WHAT TO WORK ON.
Without the pictures, output the lines of the material from the very first through the one that holds "-55, -56, -54];".

GIVEN DATA.
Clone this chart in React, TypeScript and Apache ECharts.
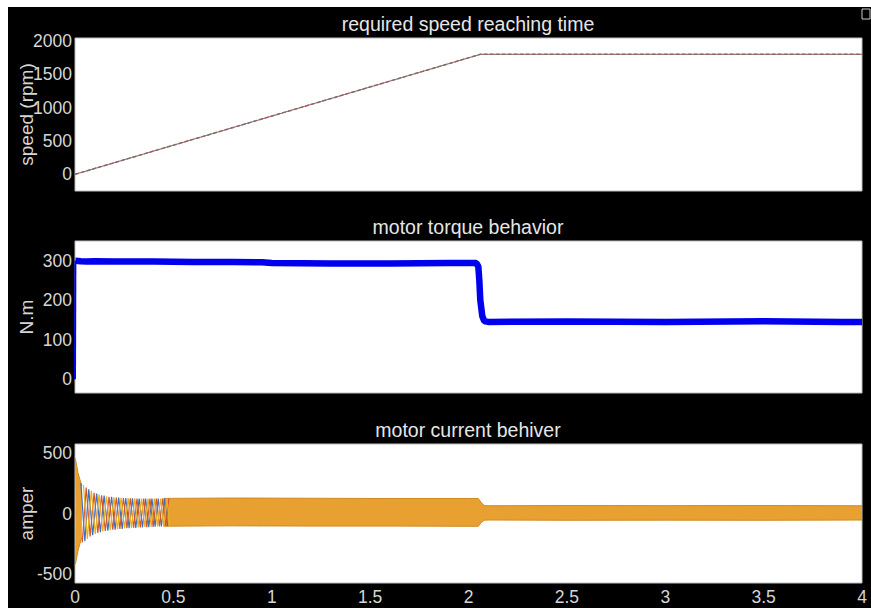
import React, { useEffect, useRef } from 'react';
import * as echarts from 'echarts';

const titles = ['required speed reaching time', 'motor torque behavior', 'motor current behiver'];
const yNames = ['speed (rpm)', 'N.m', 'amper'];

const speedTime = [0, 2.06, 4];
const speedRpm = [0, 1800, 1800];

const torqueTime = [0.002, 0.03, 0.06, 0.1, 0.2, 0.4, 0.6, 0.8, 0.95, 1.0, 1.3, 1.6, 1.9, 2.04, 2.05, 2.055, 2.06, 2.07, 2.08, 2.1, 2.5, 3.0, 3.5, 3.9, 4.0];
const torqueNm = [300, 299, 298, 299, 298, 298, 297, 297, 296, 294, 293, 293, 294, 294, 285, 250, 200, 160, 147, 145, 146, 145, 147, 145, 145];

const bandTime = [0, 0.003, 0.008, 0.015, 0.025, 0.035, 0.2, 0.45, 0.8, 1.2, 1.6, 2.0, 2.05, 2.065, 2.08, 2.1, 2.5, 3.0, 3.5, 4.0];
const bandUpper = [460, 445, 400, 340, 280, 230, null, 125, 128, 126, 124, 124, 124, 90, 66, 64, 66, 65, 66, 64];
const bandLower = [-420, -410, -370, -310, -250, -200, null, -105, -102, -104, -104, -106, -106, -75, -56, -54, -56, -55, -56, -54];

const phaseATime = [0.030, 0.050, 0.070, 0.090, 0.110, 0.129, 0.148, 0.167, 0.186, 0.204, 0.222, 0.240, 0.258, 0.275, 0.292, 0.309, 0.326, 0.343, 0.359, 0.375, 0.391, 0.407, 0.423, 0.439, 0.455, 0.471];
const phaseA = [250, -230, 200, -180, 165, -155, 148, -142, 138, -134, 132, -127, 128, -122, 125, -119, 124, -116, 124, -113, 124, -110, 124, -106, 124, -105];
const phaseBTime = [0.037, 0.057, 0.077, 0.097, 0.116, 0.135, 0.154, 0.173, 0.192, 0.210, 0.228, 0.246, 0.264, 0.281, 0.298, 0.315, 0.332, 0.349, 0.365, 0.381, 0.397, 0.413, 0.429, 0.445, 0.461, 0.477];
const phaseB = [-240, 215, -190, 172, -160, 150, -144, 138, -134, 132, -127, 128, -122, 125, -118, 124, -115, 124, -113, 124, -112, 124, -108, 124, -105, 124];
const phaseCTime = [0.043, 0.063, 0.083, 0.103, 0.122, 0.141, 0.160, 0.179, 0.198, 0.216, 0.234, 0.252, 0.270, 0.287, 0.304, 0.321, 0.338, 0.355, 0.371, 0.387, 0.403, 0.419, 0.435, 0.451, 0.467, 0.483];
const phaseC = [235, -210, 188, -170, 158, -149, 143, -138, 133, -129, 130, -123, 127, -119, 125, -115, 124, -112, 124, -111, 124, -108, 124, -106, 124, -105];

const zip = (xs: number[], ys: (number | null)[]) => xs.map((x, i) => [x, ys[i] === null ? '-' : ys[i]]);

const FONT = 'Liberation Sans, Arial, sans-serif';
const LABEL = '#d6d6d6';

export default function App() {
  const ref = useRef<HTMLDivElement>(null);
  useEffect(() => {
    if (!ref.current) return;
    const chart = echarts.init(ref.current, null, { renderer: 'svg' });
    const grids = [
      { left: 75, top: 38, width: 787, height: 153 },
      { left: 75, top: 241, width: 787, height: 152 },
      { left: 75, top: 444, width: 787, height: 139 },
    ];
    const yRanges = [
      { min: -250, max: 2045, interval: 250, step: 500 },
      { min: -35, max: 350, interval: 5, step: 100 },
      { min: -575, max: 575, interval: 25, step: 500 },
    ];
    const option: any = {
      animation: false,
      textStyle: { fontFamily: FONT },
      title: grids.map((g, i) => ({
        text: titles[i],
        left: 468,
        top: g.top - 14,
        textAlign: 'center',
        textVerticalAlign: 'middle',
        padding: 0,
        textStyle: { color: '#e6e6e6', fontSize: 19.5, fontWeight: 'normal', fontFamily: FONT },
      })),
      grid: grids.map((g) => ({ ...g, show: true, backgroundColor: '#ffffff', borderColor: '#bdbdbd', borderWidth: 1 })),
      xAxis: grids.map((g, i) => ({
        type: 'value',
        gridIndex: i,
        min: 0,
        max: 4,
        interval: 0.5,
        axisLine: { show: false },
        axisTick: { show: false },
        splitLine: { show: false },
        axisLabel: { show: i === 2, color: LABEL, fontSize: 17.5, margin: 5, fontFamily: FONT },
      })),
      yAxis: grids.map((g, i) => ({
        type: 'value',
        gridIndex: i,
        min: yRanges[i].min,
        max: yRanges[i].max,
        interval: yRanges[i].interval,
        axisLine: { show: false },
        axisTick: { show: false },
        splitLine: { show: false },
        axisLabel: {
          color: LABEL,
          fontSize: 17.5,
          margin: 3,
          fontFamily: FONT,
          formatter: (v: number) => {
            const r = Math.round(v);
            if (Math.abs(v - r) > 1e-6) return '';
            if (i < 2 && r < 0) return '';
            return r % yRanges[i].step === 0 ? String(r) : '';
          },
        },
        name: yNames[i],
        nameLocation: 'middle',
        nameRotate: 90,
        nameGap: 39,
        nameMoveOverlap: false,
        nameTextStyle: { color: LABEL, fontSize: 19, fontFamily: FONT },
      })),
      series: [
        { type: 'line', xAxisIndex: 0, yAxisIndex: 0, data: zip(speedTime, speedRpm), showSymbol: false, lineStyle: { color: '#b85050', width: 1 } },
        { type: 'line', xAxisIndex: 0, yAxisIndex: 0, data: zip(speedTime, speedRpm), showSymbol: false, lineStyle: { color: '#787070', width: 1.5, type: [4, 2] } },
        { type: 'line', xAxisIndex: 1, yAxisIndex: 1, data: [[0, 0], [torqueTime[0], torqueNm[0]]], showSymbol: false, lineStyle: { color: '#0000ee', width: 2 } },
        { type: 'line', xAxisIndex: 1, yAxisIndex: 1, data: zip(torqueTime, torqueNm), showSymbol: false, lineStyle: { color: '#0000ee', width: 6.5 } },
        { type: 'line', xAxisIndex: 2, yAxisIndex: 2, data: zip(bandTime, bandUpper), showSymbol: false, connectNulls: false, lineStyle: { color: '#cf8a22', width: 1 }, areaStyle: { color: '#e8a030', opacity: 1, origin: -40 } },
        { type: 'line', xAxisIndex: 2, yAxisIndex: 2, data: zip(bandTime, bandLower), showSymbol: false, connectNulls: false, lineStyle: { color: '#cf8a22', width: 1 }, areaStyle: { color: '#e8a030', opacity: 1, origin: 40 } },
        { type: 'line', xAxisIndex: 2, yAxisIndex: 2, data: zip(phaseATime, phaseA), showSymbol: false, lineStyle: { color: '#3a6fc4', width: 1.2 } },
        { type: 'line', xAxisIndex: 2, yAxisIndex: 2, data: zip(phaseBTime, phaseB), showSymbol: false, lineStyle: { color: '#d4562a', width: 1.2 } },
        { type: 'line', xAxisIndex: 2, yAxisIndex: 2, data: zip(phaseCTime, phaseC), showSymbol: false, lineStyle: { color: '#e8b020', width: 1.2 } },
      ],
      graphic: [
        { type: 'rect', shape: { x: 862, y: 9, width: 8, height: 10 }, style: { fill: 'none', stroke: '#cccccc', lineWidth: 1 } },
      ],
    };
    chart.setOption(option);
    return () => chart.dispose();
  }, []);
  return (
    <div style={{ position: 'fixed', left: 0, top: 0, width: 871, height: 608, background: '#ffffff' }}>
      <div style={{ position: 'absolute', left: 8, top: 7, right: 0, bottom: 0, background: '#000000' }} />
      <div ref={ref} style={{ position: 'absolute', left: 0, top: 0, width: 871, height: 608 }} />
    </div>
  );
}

SOLUTION FOR THIS PROBLEM.
Clone this chart in React, TypeScript and Apache ECharts.
import React, { useEffect, useRef } from 'react';
import * as echarts from 'echarts';

const titles = ['required speed reaching time', 'motor torque behavior', 'motor current behiver'];
const yNames = ['speed (rpm)', 'N.m', 'amper'];

const speedTime = [0, 2.06, 4];
const speedRpm = [0, 1800, 1800];

const torqueTime = [0.002, 0.03, 0.06, 0.1, 0.2, 0.4, 0.6, 0.8, 0.95, 1.0, 1.3, 1.6, 1.9, 2.04, 2.05, 2.055, 2.06, 2.07, 2.08, 2.1, 2.5, 3.0, 3.5, 3.9, 4.0];
const torqueNm = [300, 299, 298, 299, 298, 298, 297, 297, 296, 294, 293, 293, 294, 294, 285, 250, 200, 160, 147, 145, 146, 145, 147, 145, 145];

const bandTime = [0, 0.003, 0.008, 0.015, 0.025, 0.035, 0.2, 0.45, 0.8, 1.2, 1.6, 2.0, 2.05, 2.065, 2.08, 2.1, 2.5, 3.0, 3.5, 4.0];
const bandUpper = [460, 445, 400, 340, 280, 230, null, 125, 128, 126, 124, 124, 124, 90, 66, 64, 66, 65, 66, 64];
const bandLower = [-420, -410, -370, -310, -250, -200, null, -105, -102, -104, -104, -106, -106, -75, -56, -54, -56, -55, -56, -54];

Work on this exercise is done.